§ Written exercise:
Retype all of the listing exactly, passing over any picture you find.

++++

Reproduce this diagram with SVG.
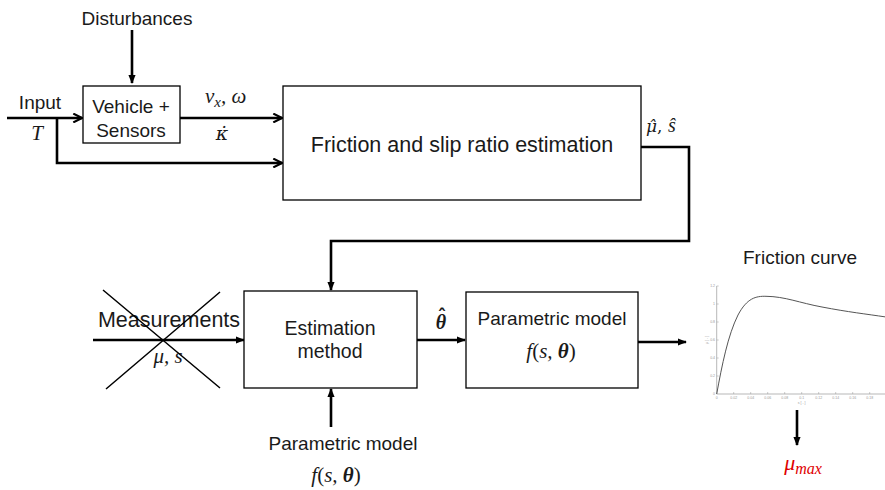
<svg xmlns="http://www.w3.org/2000/svg" width="885" height="490" viewBox="0 0 885 490">
<defs>
<style>
.box{fill:#fff;stroke:#000;stroke-width:1.3}
.t{font-family:"Liberation Sans",Arial,sans-serif;fill:#1a1a1a}
.m{font-family:"Liberation Serif","DejaVu Serif",serif;font-style:italic;fill:#1a1a1a}
.d{font-family:"DejaVu Serif",serif;font-style:italic;fill:#1a1a1a}
.acc{font-family:"DejaVu Sans",sans-serif;fill:#1a1a1a}
.w{fill:none;stroke:#000;stroke-width:2.6}
.tick{font-family:"Liberation Sans",sans-serif;font-size:3.5px;fill:#999}
</style>
<marker id="ah" viewBox="0 0 10 10" refX="9" refY="5" markerWidth="4.2" markerHeight="4.2" markerUnits="strokeWidth" orient="auto">
<path d="M1,1 L9,5 L1,9" fill="none" stroke="#000" stroke-width="2"/>
</marker>
<marker id="af" viewBox="0 0 10 10" refX="9" refY="5" markerWidth="3.6" markerHeight="3.6" markerUnits="strokeWidth" orient="auto">
<path d="M0,1 L10,5 L0,9 Z" fill="#000"/>
</marker>
</defs>
<rect width="885" height="490" fill="#fff"/>

<g id="connectors">
<path class="w" d="M132,30 V83" marker-end="url(#af)"/>
<path class="w" d="M7,118 H82" marker-end="url(#ah)"/>
<path class="w" d="M57,118 V163 H282" marker-end="url(#ah)"/>
<path class="w" d="M180,118 H282" marker-end="url(#ah)"/>
<path class="w" d="M641,147 H689 V241 H331 V290" marker-end="url(#af)"/>
<path class="w" d="M93,340 H244" marker-end="url(#af)"/>
<path class="w" d="M417,340 H465" marker-end="url(#af)"/>
<path class="w" d="M638,342 H686" marker-end="url(#af)"/>
<path class="w" d="M331,427 V389" marker-end="url(#af)"/>
<path class="w" d="M797,410 V445" marker-end="url(#af)"/>
</g>

<g id="disturbances">
<text class="t" x="137" y="25" font-size="19" text-anchor="middle">Disturbances</text>
</g>

<g id="input">
<text class="t" x="40" y="109" font-size="19" text-anchor="middle">Input</text>
<text class="m" x="37" y="140" font-size="21" text-anchor="middle">T</text>
</g>

<g id="vehicle">
<rect class="box" x="83" y="86" width="97" height="57"/>
<text class="t" x="131" y="113" font-size="19" text-anchor="middle">Vehicle +</text>
<text class="t" x="131" y="137" font-size="19" text-anchor="middle">Sensors</text>
</g>

<g id="vehicle-labels">
<text class="m" x="205" y="103" font-size="21">v<tspan font-size="15" dy="4">x</tspan><tspan dy="-4">, ω</tspan></text>
<text class="d" x="222" y="140" font-size="19" text-anchor="middle">κ̇</text>
</g>

<g id="friction-estimation">
<rect class="box" x="283" y="86" width="358" height="114"/>
<text class="t" x="462" y="152" font-size="21.5" text-anchor="middle">Friction and slip ratio estimation</text>
</g>

<g id="mu-s-hat">
<text class="d" x="646" y="132" font-size="17">μ̂<tspan font-style="normal">,</tspan> <tspan font-family="Liberation Serif" font-size="20">ŝ</tspan></text>
</g>

<g id="measurements">
<text class="t" x="169" y="327" font-size="21.5" text-anchor="middle">Measurements</text>
<text class="m" x="168" y="363" font-size="21" text-anchor="middle">μ, s</text>
<path d="M103,290 L220,388 M220,292 L106,389" stroke="#000" stroke-width="1.5" fill="none"/>
</g>

<g id="estimation-method">
<rect class="box" x="244" y="291" width="173" height="97"/>
<text class="t" x="330" y="335" font-size="19.5" text-anchor="middle">Estimation</text>
<text class="t" x="330" y="358" font-size="19.5" text-anchor="middle">method</text>
</g>

<g id="theta-hat">
<text class="m" x="441" y="329" font-size="20" font-weight="bold" text-anchor="middle">θ</text>
<text class="acc" x="442" y="322" font-size="18" font-weight="bold" text-anchor="middle">ˆ</text>
</g>

<g id="parametric-model">
<rect class="box" x="466" y="292" width="172" height="96"/>
<text class="t" x="552" y="325" font-size="19" text-anchor="middle">Parametric model</text>
<text class="m" x="551" y="358" font-size="21" text-anchor="middle">f<tspan font-style="normal">(</tspan>s, <tspan font-weight="bold">θ</tspan><tspan font-style="normal">)</tspan></text>
</g>

<g id="parametric-model-input">
<text class="t" x="343" y="450" font-size="19" text-anchor="middle">Parametric model</text>
<text class="m" x="336" y="482" font-size="21" text-anchor="middle">f<tspan font-style="normal">(</tspan>s, <tspan font-weight="bold">θ</tspan><tspan font-style="normal">)</tspan></text>
</g>

<g id="friction-curve">
<text class="t" x="800" y="264" font-size="19" text-anchor="middle">Friction curve</text>
<path d="M716.7,394 H886 M716.7,394 V286" stroke="#888" stroke-width="0.6" fill="none"/>
<path d="M716.7,286 h2 M716.7,304 h2 M716.7,322 h2 M716.7,340 h2 M716.7,358 h2 M716.7,376 h2 M733.7,394 v-2 M750.7,394 v-2 M767.7,394 v-2 M784.7,394 v-2 M801.7,394 v-2 M818.7,394 v-2 M835.7,394 v-2 M852.7,394 v-2 M869.7,394 v-2" stroke="#999" stroke-width="0.5"/>
<g class="tick" text-anchor="end">
<text x="715" y="287">1.2</text><text x="715" y="305">1</text><text x="715" y="323">0.8</text><text x="715" y="341">0.6</text><text x="715" y="359">0.4</text><text x="715" y="377">0.2</text><text x="715" y="395">0</text>
</g>
<g class="tick" text-anchor="middle">
<text x="716.7" y="399">0</text><text x="733.7" y="399">0.02</text><text x="750.7" y="399">0.04</text><text x="767.7" y="399">0.06</text><text x="784.7" y="399">0.08</text><text x="801.7" y="399">0.1</text><text x="818.7" y="399">0.12</text><text x="835.7" y="399">0.14</text><text x="852.7" y="399">0.16</text><text x="869.7" y="399">0.18</text>
<text x="801.7" y="404">s [ - ]</text>
<text transform="translate(708,340) rotate(-90)">μ [ - ]</text>
</g>
<path d="M716.7,394 C722,365 728,335 738,315 C747,298 756,296 766,296.3 C785,296.5 800,303 822,307 C848,312 866,314 886,317" fill="none" stroke="#555" stroke-width="1"/>
</g>

<g id="mu-max">
<text class="m" x="803" y="470" font-size="22" style="fill:#e00000" text-anchor="middle">μ<tspan font-size="16" dy="4">max</tspan></text>
</g>
</svg>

++++

§ Answer to the task:
Reproduce this diagram with SVG.
<svg xmlns="http://www.w3.org/2000/svg" width="885" height="490" viewBox="0 0 885 490">
<defs>
<style>
.box{fill:#fff;stroke:#000;stroke-width:1.3}
.t{font-family:"Liberation Sans",Arial,sans-serif;fill:#1a1a1a}
.m{font-family:"Liberation Serif","DejaVu Serif",serif;font-style:italic;fill:#1a1a1a}
.d{font-family:"DejaVu Serif",serif;font-style:italic;fill:#1a1a1a}
.acc{font-family:"DejaVu Sans",sans-serif;fill:#1a1a1a}
.w{fill:none;stroke:#000;stroke-width:2.6}
.tick{font-family:"Liberation Sans",sans-serif;font-size:3.5px;fill:#999}
</style>
<marker id="ah" viewBox="0 0 10 10" refX="9" refY="5" markerWidth="4.2" markerHeight="4.2" markerUnits="strokeWidth" orient="auto">
<path d="M1,1 L9,5 L1,9" fill="none" stroke="#000" stroke-width="2"/>
</marker>
<marker id="af" viewBox="0 0 10 10" refX="9" refY="5" markerWidth="3.6" markerHeight="3.6" markerUnits="strokeWidth" orient="auto">
<path d="M0,1 L10,5 L0,9 Z" fill="#000"/>
</marker>
</defs>
<rect width="885" height="490" fill="#fff"/>

<g id="connectors">
<path class="w" d="M132,30 V83" marker-end="url(#af)"/>
<path class="w" d="M7,118 H82" marker-end="url(#ah)"/>
<path class="w" d="M57,118 V163 H282" marker-end="url(#ah)"/>
<path class="w" d="M180,118 H282" marker-end="url(#ah)"/>
<path class="w" d="M641,147 H689 V241 H331 V290" marker-end="url(#af)"/>
<path class="w" d="M93,340 H244" marker-end="url(#af)"/>
<path class="w" d="M417,340 H465" marker-end="url(#af)"/>
<path class="w" d="M638,342 H686" marker-end="url(#af)"/>
<path class="w" d="M331,427 V389" marker-end="url(#af)"/>
<path class="w" d="M797,410 V445" marker-end="url(#af)"/>
</g>

<g id="disturbances">
<text class="t" x="137" y="25" font-size="19" text-anchor="middle">Disturbances</text>
</g>

<g id="input">
<text class="t" x="40" y="109" font-size="19" text-anchor="middle">Input</text>
<text class="m" x="37" y="140" font-size="21" text-anchor="middle">T</text>
</g>

<g id="vehicle">
<rect class="box" x="83" y="86" width="97" height="57"/>
<text class="t" x="131" y="113" font-size="19" text-anchor="middle">Vehicle +</text>
<text class="t" x="131" y="137" font-size="19" text-anchor="middle">Sensors</text>
</g>

<g id="vehicle-labels">
<text class="m" x="205" y="103" font-size="21">v<tspan font-size="15" dy="4">x</tspan><tspan dy="-4">, ω</tspan></text>
<text class="d" x="222" y="140" font-size="19" text-anchor="middle">κ̇</text>
</g>

<g id="friction-estimation">
<rect class="box" x="283" y="86" width="358" height="114"/>
<text class="t" x="462" y="152" font-size="21.5" text-anchor="middle">Friction and slip ratio estimation</text>
</g>

<g id="mu-s-hat">
<text class="d" x="646" y="132" font-size="17">μ̂<tspan font-style="normal">,</tspan> <tspan font-family="Liberation Serif" font-size="20">ŝ</tspan></text>
</g>

<g id="measurements">
<text class="t" x="169" y="327" font-size="21.5" text-anchor="middle">Measurements</text>
<text class="m" x="168" y="363" font-size="21" text-anchor="middle">μ, s</text>
<path d="M103,290 L220,388 M220,292 L106,389" stroke="#000" stroke-width="1.5" fill="none"/>
</g>

<g id="estimation-method">
<rect class="box" x="244" y="291" width="173" height="97"/>
<text class="t" x="330" y="335" font-size="19.5" text-anchor="middle">Estimation</text>
<text class="t" x="330" y="358" font-size="19.5" text-anchor="middle">method</text>
</g>

<g id="theta-hat">
<text class="m" x="441" y="329" font-size="20" font-weight="bold" text-anchor="middle">θ</text>
<text class="acc" x="442" y="322" font-size="18" font-weight="bold" text-anchor="middle">ˆ</text>
</g>

<g id="parametric-model">
<rect class="box" x="466" y="292" width="172" height="96"/>
<text class="t" x="552" y="325" font-size="19" text-anchor="middle">Parametric model</text>
<text class="m" x="551" y="358" font-size="21" text-anchor="middle">f<tspan font-style="normal">(</tspan>s, <tspan font-weight="bold">θ</tspan><tspan font-style="normal">)</tspan></text>
</g>

<g id="parametric-model-input">
<text class="t" x="343" y="450" font-size="19" text-anchor="middle">Parametric model</text>
<text class="m" x="336" y="482" font-size="21" text-anchor="middle">f<tspan font-style="normal">(</tspan>s, <tspan font-weight="bold">θ</tspan><tspan font-style="normal">)</tspan></text>
</g>

<g id="friction-curve">
<text class="t" x="800" y="264" font-size="19" text-anchor="middle">Friction curve</text>
<path d="M716.7,394 H886 M716.7,394 V286" stroke="#888" stroke-width="0.6" fill="none"/>
<path d="M716.7,286 h2 M716.7,304 h2 M716.7,322 h2 M716.7,340 h2 M716.7,358 h2 M716.7,376 h2 M733.7,394 v-2 M750.7,394 v-2 M767.7,394 v-2 M784.7,394 v-2 M801.7,394 v-2 M818.7,394 v-2 M835.7,394 v-2 M852.7,394 v-2 M869.7,394 v-2" stroke="#999" stroke-width="0.5"/>
<g class="tick" text-anchor="end">
<text x="715" y="287">1.2</text><text x="715" y="305">1</text><text x="715" y="323">0.8</text><text x="715" y="341">0.6</text><text x="715" y="359">0.4</text><text x="715" y="377">0.2</text><text x="715" y="395">0</text>
</g>
<g class="tick" text-anchor="middle">
<text x="716.7" y="399">0</text><text x="733.7" y="399">0.02</text><text x="750.7" y="399">0.04</text><text x="767.7" y="399">0.06</text><text x="784.7" y="399">0.08</text><text x="801.7" y="399">0.1</text><text x="818.7" y="399">0.12</text><text x="835.7" y="399">0.14</text><text x="852.7" y="399">0.16</text><text x="869.7" y="399">0.18</text>
<text x="801.7" y="404">s [ - ]</text>
<text transform="translate(708,340) rotate(-90)">μ [ - ]</text>
</g>
<path d="M716.7,394 C722,365 728,335 738,315 C747,298 756,296 766,296.3 C785,296.5 800,303 822,307 C848,312 866,314 886,317" fill="none" stroke="#555" stroke-width="1"/>
</g>

<g id="mu-max">
<text class="m" x="803" y="470" font-size="22" style="fill:#e00000" text-anchor="middle">μ<tspan font-size="16" dy="4">max</tspan></text>
</g>
</svg>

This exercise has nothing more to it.